Choctaw Nation Peacemakers
The Choctaw Nation is proud of our heritage and history of resolving disputes and differences outside the traditional judicial court system. The Peacemaker option is a type of mediation alternative to court disputes that uses Choctaw customs and traditions in the resolution process.
About the Choctaw Nation Peacemaking Process
The purpose of the Choctaw Nation Peacemakers option is to provide a forum for the use of traditional Choctaw peacemaking methods to resolve disputes in a fair, informal and inexpensive manner.
Parties to a dispute wishing to enter the Peacemaker process may file a written request with the district court asking that their dispute be heard by a peacemaker.
If both parties agree, the District Court judge can order them to do Peacemaker Court. No legal counsel can be present.
The District Court of the Choctaw Nation of Oklahoma has the authority to assign cases to and supervise the activities of any peacemaker appointed.

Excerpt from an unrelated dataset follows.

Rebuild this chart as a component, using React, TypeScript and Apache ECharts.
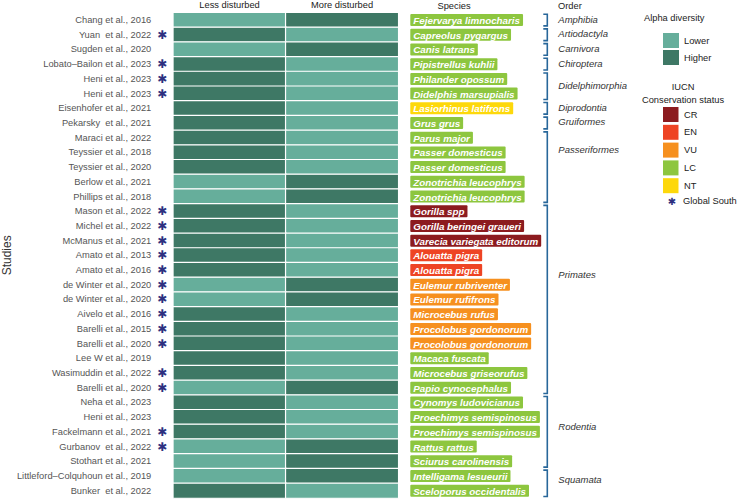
import React, { useEffect, useRef } from "react";
import * as echarts from "echarts";

// Studies, top to bottom
const STUDIES = [
  "Chang et al., 2016",
  "Yuan  et al., 2022",
  "Sugden et al., 2020",
  "Lobato–Bailon et al., 2023",
  "Heni et al., 2023",
  "Heni et al., 2023",
  "Eisenhofer et al., 2021",
  "Pekarsky  et al., 2021",
  "Maraci et al., 2022",
  "Teyssier et al., 2018",
  "Teyssier et al., 2020",
  "Berlow et al., 2021",
  "Phillips et al., 2018",
  "Mason et al., 2022",
  "Michel et al., 2022",
  "McManus et al., 2021",
  "Amato et al., 2013",
  "Amato et al., 2016",
  "de Winter et al., 2020",
  "de Winter et al., 2020",
  "Aivelo et al., 2016",
  "Barelli et al., 2015",
  "Barelli et al., 2020",
  "Lee W et al., 2019",
  "Wasimuddin et al., 2022",
  "Barelli et al., 2020",
  "Neha et al., 2023",
  "Heni et al., 2023",
  "Fackelmann et al., 2021",
  "Gurbanov  et al., 2022",
  "Stothart et al., 2021",
  "Littleford–Colquhoun et al., 2019",
  "Bunker  et al., 2022",
];

// 1 = study carried out in the Global South
const GLOBAL_SOUTH = [
  0, 1, 0, 1, 1, 1, 0, 0, 0, 0, 0, 0, 0, 1, 1, 1, 1, 1, 1, 1, 1, 1, 1, 0, 1, 1,
  0, 0, 1, 1, 0, 0, 0,
];

const SPECIES = [
  "Fejervarya limnocharis",
  "Capreolus pygargus",
  "Canis latrans",
  "Pipistrellus kuhlii",
  "Philander opossum",
  "Didelphis marsupialis",
  "Lasiorhinus latifrons",
  "Grus grus",
  "Parus major",
  "Passer domesticus",
  "Passer domesticus",
  "Zonotrichia leucophrys",
  "Zonotrichia leucophrys",
  "Gorilla spp",
  "Gorilla beringei graueri",
  "Varecia variegata editorum",
  "Alouatta pigra",
  "Alouatta pigra",
  "Eulemur rubriventer",
  "Eulemur rufifrons",
  "Microcebus rufus",
  "Procolobus gordonorum",
  "Procolobus gordonorum",
  "Macaca fuscata",
  "Microcebus griseorufus",
  "Papio cynocephalus",
  "Cynomys ludovicianus",
  "Proechimys semispinosus",
  "Proechimys semispinosus",
  "Rattus rattus",
  "Sciurus carolinensis",
  "Intelligama lesueurii",
  "Sceloporus occidentalis",
];

const IUCN_STATUS = [
  "LC", "LC", "LC", "LC", "LC", "LC", "NT", "LC", "LC", "LC", "LC", "LC", "LC",
  "CR", "CR", "CR", "EN", "EN", "VU", "VU", "VU", "VU", "VU", "LC", "LC", "LC",
  "LC", "LC", "LC", "LC", "LC", "LC", "LC",
];

const CONDITIONS = ["Less disturbed", "More disturbed"];

// Alpha diversity per condition: 1 = higher, 0 = lower
const LESS_DISTURBED = [
  0, 1, 0, 1, 1, 1, 1, 1, 1, 1, 1, 0, 0, 1, 1, 1, 1, 1, 0, 0, 1, 1, 1, 1, 1, 0,
  1, 1, 1, 0, 0, 0, 1,
];
const MORE_DISTURBED = [
  1, 0, 1, 0, 0, 0, 0, 0, 0, 0, 0, 1, 1, 0, 0, 0, 0, 0, 1, 1, 0, 0, 0, 0, 0, 1,
  0, 0, 0, 1, 1, 1, 0,
];

// Taxonomic orders: first row, last row, row where the name sits
const ORDERS = [
  "Amphibia", "Artiodactyla", "Carnivora", "Chiroptera", "Didelphimorphia",
  "Diprodontia", "Gruiformes", "Passeriformes", "Primates", "Rodentia", "Squamata",
];
const ORDER_START = [0, 1, 2, 3, 4, 6, 7, 8, 13, 26, 31];
const ORDER_END = [0, 1, 2, 3, 5, 6, 7, 12, 25, 30, 32];
const ORDER_LABEL_ROW = [0, 1, 2, 3, 4.5, 6, 7, 8.9, 17.4, 27.7, 31.3];

const IUCN_LEVELS = ["CR", "EN", "VU", "LC", "NT"];
const IUCN_COLORS: Record<string, string> = {
  CR: "#8c1b1f",
  EN: "#ee4424",
  VU: "#f6901f",
  LC: "#8dc63f",
  NT: "#fdd80b",
};

const LOWER_COLOR = "#66ae9b";
const HIGHER_COLOR = "#3e7865";
const BRACKET_COLOR = "#28679a";
const STAR_COLOR = "#2d3080";
const FONT = "'Liberation Sans', Arial, sans-serif";

export default function App() {
  const ref = useRef<HTMLDivElement>(null);

  useEffect(() => {
    if (!ref.current) return;
    const chart = echarts.init(ref.current, undefined, { renderer: "svg" });

    const heatData: number[][] = [];
    STUDIES.forEach((_, i) => {
      heatData.push([0, i, LESS_DISTURBED[i]]);
      heatData.push([1, i, MORE_DISTURBED[i]]);
    });

    const orderData = ORDERS.map((_, i) => [0, ORDER_START[i], ORDER_END[i], ORDER_LABEL_ROW[i]]);

    const rich: Record<string, any> = {};
    IUCN_LEVELS.forEach((k) => {
      rich[k] = {
        color: "#fff",
        backgroundColor: IUCN_COLORS[k],
        fontStyle: "italic",
        fontWeight: "bold",
        fontSize: 9.8,
        fontFamily: FONT,
        lineHeight: 9.5,
        padding: [1.5, 3, 0.5, 3],
        borderRadius: 1,
      };
    });

    const legendGraphics: any[] = [
      {
        type: "text",
        left: 644,
        top: 13,
        style: { text: "Alpha diversity", fontSize: 9.3, fontFamily: FONT, fill: "#222" },
      },
      {
        type: "text",
        x: 683,
        y: 87,
        style: { text: "IUCN", fontSize: 9.3, fontFamily: FONT, fill: "#222", align: "center", verticalAlign: "middle" },
      },
      {
        type: "text",
        x: 683,
        y: 100,
        style: {
          text: "Conservation status",
          fontSize: 9.3,
          fontFamily: FONT,
          fill: "#222",
          align: "center",
          verticalAlign: "middle",
        },
      },
      {
        type: "text",
        x: 672,
        y: 201,
        style: { text: "✱", fontSize: 10, fontFamily: "DejaVu Sans", fill: STAR_COLOR, align: "center", verticalAlign: "middle" },
      },
      {
        type: "text",
        x: 683,
        y: 201,
        style: { text: "Global South", fontSize: 9.3, fontFamily: FONT, fill: "#222", verticalAlign: "middle" },
      },
      {
        type: "text",
        x: 454,
        y: 6,
        style: { text: "Species", fontSize: 9.3, fontFamily: FONT, fill: "#222", align: "center", verticalAlign: "middle" },
      },
      {
        type: "text",
        x: 558,
        y: 6,
        style: { text: "Order", fontSize: 9.3, fontFamily: FONT, fill: "#222", verticalAlign: "middle" },
      },
    ];
    IUCN_LEVELS.forEach((k, i) => {
      const y = 107 + i * 17.8;
      legendGraphics.push({
        type: "rect",
        shape: { x: 663, y, width: 15.5, height: 15 },
        style: { fill: IUCN_COLORS[k] },
      });
      legendGraphics.push({
        type: "text",
        x: 684,
        y: y + 7.5,
        style: { text: k, fontSize: 9.3, fontFamily: FONT, fill: "#222", verticalAlign: "middle" },
      });
    });

    chart.setOption({
      animation: false,
      backgroundColor: "#fff",
      textStyle: { fontFamily: FONT },
      grid: { left: 170, right: 339.7, top: 12.7, height: 485.3, containLabel: false },
      xAxis: {
        type: "category",
        position: "top",
        data: CONDITIONS,
        axisLine: { show: false },
        axisTick: { show: false },
        splitLine: { show: false },
        axisLabel: { margin: 3, fontSize: 9.3, color: "#222", fontFamily: FONT },
      },
      yAxis: [
        {
          type: "category",
          inverse: true,
          data: STUDIES,
          position: "left",
          axisLine: { show: false },
          axisTick: { show: false },
          axisLabel: { interval: 0, margin: 22, fontSize: 9.3, color: "#555", fontFamily: FONT },
          name: "Studies",
          nameLocation: "middle",
          nameGap: 157,
          nameTextStyle: { fontSize: 12, color: "#333", fontFamily: FONT },
        },
        {
          type: "category",
          inverse: true,
          data: STUDIES,
          position: "left",
          axisLine: { show: false },
          axisTick: { show: false },
          axisLabel: {
            interval: 0,
            margin: 6,
            fontSize: 12,
            color: STAR_COLOR,
            fontFamily: "DejaVu Sans",
            formatter: (_v: string, i: number) => (GLOBAL_SOUTH[i] ? "✱" : ""),
          },
        },
        {
          type: "category",
          inverse: true,
          data: SPECIES,
          position: "right",
          axisLine: { show: false },
          axisTick: { show: false },
          axisLabel: {
            interval: 0,
            margin: 12,
            align: "left",
            formatter: (v: string, i: number) => `{${IUCN_STATUS[i]}|${v}}`,
            rich,
          },
        },
      ],
      visualMap: {
        type: "piecewise",
        seriesIndex: 0,
        dimension: 2,
        orient: "vertical",
        inverse: true,
        align: "left",
        left: 663,
        top: 33,
        padding: 0,
        itemWidth: 16,
        itemHeight: 15,
        itemGap: 2,
        itemSymbol: "rect",
        textGap: 5,
        selectedMode: false,
        textStyle: { fontSize: 9.3, color: "#222", fontFamily: FONT },
        pieces: [
          { value: 0, label: "Lower", color: LOWER_COLOR },
          { value: 1, label: "Higher", color: HIGHER_COLOR },
        ],
      },
      graphic: legendGraphics,
      series: [
        {
          type: "heatmap",
          xAxisIndex: 0,
          yAxisIndex: 0,
          data: heatData,
          itemStyle: { borderColor: "#fff", borderWidth: 1.2 },
          emphasis: { disabled: true },
        },
        {
          type: "custom",
          xAxisIndex: 0,
          yAxisIndex: 0,
          clip: false,
          encode: { x: 0, y: 1 },
          data: orderData,
          renderItem: (params: any, api: any) => {
            const s = api.value(1);
            const e = api.value(2);
            const lr = api.value(3);
            const band = api.size([0, 1])[1];
            const yTop = api.coord([0, s])[1] - band / 2 + 1.5;
            const yBot = api.coord([0, e])[1] + band / 2 - 1.5;
            const y0 = api.coord([0, 0])[1];
            const xLine = params.coordSys.x + params.coordSys.width + 149;
            return {
              type: "group",
              children: [
                {
                  type: "polyline",
                  shape: {
                    points: [
                      [xLine - 4, yTop],
                      [xLine, yTop],
                      [xLine, yBot],
                      [xLine - 4, yBot],
                    ],
                  },
                  style: { stroke: BRACKET_COLOR, lineWidth: 1.6, fill: "none" },
                },
                {
                  type: "text",
                  x: xLine + 11,
                  y: y0 + lr * band - 1,
                  style: {
                    text: ORDERS[params.dataIndex],
                    fontSize: 9.5,
                    fontStyle: "italic",
                    fontFamily: FONT,
                    fill: "#333",
                    verticalAlign: "middle",
                  },
                },
              ],
            };
          },
        },
      ],
    });

    return () => chart.dispose();
  }, []);

  return (
    <div
      ref={ref}
      style={{ position: "fixed", left: 0, top: 0, width: 738, height: 499, background: "#fff" }}
    />
  );
}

Peacemaker Jurisdiction and Authority
Peacemakers have jurisdiction over any matter referred to them by the District Court of the Choctaw Nation of Oklahoma if all parties to the dispute agree to be bound by the decision of the peacemaker. If a peacemaker determines that the peacemaking process cannot produce an agreed upon resolution of the matter, the peacemaker shall transfer the case back to the District Court, which shall resume jurisdiction over the case.
A peacemaker shall neither force a party to resolve a disputed matter, nor have authority to adjudicate a matter that the parties cannot resolve through voluntary agreement.
A peacemaker is permitted to use any reasonable process or method of working with the parties to resolve their dispute as long as force, violence, threats or compulsion are not used. The basic rights of the parties shall be respected by the peacemaker and all parties during the peacemaking process.
Integrating Tribal Traditions and Customs
A peacemaker may use cultural traditions and customs of the Choctaw Nation, including but not limited to present-day religious teachings, in the peacemaking process if the peacemaker reasonably believes that such use will further the objective of voluntarily resolving a dispute. Peacemakers may also consult with tribal elders regarding tribal customs and traditions as an aid to furthering the resolution process
Statements made by any party during the peacemaking process shall be considered statements made during settlement negotiations and shall not be admissible in any court proceedings.